Exercise prompt »
Print, word for word, the opening line of the data below and every line after it through the line that contains "CartesianGrid, LabelList, Legend", but not the pictures.

Dataset extract »
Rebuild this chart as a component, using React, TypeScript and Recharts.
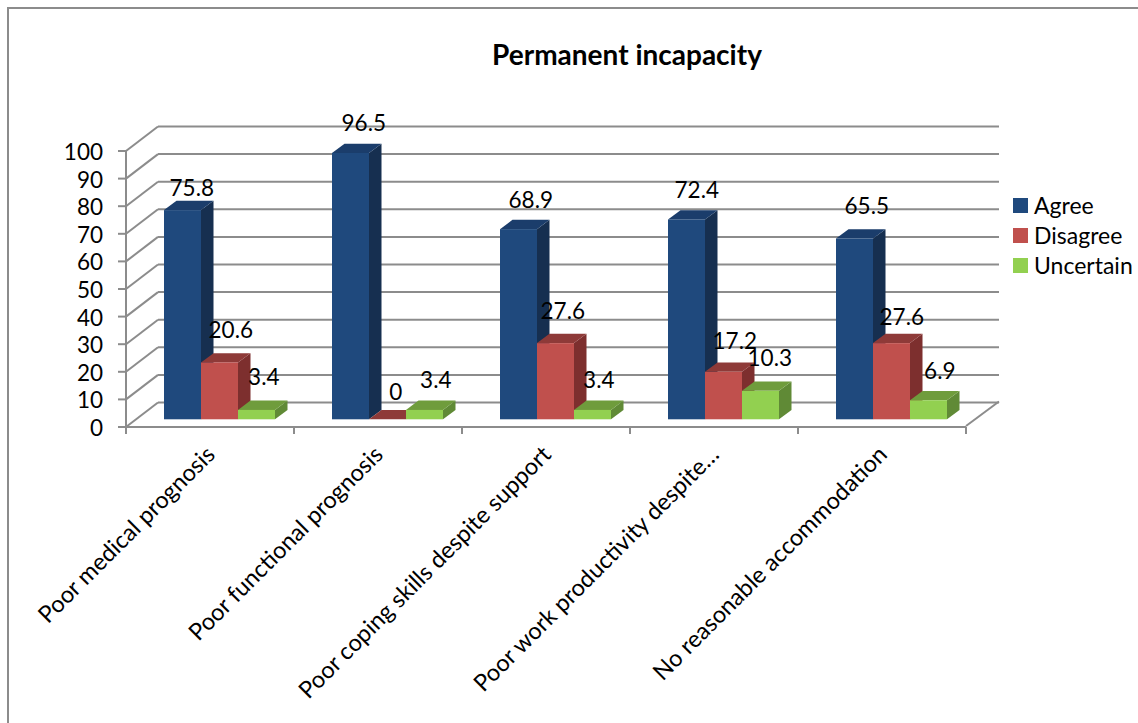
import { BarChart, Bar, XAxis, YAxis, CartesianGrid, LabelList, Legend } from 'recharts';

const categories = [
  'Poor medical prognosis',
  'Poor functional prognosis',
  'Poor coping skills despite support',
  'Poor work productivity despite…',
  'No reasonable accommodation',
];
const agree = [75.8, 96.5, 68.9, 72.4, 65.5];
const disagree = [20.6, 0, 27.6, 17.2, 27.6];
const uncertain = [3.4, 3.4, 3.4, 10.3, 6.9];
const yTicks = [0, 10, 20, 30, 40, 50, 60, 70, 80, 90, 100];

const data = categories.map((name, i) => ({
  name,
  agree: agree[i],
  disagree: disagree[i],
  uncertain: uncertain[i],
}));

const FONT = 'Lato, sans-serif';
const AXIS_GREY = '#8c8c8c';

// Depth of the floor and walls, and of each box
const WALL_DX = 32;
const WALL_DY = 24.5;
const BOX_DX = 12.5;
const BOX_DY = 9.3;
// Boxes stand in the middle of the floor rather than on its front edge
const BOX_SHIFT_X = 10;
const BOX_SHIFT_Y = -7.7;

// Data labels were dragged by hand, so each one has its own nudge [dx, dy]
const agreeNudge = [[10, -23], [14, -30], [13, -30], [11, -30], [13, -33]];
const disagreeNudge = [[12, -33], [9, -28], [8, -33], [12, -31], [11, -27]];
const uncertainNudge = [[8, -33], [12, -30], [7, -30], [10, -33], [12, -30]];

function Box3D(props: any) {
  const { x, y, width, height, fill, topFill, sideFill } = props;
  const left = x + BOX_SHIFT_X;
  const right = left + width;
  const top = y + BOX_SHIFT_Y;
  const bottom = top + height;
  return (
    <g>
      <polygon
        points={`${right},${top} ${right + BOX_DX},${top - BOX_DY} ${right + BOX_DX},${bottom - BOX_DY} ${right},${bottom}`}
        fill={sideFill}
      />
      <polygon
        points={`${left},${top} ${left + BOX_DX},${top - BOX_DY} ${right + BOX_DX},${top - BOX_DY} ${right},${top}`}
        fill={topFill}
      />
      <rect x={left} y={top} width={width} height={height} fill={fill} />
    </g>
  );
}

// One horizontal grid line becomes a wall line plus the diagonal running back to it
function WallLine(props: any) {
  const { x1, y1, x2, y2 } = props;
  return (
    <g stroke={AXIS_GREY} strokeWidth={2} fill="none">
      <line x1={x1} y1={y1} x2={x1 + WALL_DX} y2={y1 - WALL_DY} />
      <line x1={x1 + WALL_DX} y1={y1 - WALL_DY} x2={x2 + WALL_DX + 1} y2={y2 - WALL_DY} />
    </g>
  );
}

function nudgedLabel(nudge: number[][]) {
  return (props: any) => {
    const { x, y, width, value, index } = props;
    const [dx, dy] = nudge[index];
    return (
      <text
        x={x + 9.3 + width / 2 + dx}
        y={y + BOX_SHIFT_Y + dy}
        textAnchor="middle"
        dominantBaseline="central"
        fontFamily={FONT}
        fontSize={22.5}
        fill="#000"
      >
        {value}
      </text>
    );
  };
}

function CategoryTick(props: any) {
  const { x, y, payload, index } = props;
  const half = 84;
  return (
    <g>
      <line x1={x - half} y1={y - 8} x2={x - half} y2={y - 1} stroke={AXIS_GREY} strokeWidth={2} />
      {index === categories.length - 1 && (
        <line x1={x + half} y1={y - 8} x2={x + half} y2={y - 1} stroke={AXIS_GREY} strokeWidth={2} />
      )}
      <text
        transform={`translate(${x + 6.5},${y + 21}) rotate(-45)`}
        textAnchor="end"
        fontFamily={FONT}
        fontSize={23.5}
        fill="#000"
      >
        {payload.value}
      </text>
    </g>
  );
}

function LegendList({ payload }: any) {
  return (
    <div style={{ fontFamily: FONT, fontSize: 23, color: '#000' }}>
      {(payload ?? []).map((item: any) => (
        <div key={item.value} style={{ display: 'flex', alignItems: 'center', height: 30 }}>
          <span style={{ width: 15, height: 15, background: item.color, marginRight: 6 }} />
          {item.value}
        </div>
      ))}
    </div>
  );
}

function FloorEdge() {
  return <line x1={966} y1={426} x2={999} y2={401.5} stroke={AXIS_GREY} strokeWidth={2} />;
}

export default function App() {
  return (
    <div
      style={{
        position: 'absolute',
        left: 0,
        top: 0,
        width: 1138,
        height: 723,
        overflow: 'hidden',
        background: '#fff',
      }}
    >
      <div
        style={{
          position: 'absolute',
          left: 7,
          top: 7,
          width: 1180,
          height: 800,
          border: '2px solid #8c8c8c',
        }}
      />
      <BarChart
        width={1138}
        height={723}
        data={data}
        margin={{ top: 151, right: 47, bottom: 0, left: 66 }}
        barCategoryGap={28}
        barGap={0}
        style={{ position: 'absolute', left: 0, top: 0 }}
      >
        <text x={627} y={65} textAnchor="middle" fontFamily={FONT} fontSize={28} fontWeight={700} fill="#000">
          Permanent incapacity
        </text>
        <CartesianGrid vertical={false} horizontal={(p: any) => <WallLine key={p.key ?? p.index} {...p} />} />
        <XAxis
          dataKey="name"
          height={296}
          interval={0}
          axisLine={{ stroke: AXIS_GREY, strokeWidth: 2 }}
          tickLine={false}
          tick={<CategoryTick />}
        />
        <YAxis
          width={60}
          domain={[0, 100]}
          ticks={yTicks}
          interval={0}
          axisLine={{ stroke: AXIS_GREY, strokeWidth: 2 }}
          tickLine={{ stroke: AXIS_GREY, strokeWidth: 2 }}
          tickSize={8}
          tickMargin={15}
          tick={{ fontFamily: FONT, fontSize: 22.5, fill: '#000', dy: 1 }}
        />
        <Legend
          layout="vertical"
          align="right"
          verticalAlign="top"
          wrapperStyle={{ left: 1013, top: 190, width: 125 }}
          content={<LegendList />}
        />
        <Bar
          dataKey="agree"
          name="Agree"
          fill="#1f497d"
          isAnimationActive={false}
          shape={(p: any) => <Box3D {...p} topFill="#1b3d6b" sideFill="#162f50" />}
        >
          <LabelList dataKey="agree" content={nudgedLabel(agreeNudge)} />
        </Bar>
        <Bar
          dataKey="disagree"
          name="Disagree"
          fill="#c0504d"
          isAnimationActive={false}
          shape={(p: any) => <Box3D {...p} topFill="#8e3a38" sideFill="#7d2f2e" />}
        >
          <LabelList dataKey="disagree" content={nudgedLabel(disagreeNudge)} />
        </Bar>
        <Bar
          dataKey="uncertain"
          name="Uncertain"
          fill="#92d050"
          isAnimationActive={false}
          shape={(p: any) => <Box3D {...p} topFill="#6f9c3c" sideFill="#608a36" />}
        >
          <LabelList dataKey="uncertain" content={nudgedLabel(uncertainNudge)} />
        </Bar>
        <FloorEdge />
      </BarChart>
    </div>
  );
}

Solution for this exercise »
Rebuild this chart as a component, using React, TypeScript and Recharts.
import { BarChart, Bar, XAxis, YAxis, CartesianGrid, LabelList, Legend } from 'recharts';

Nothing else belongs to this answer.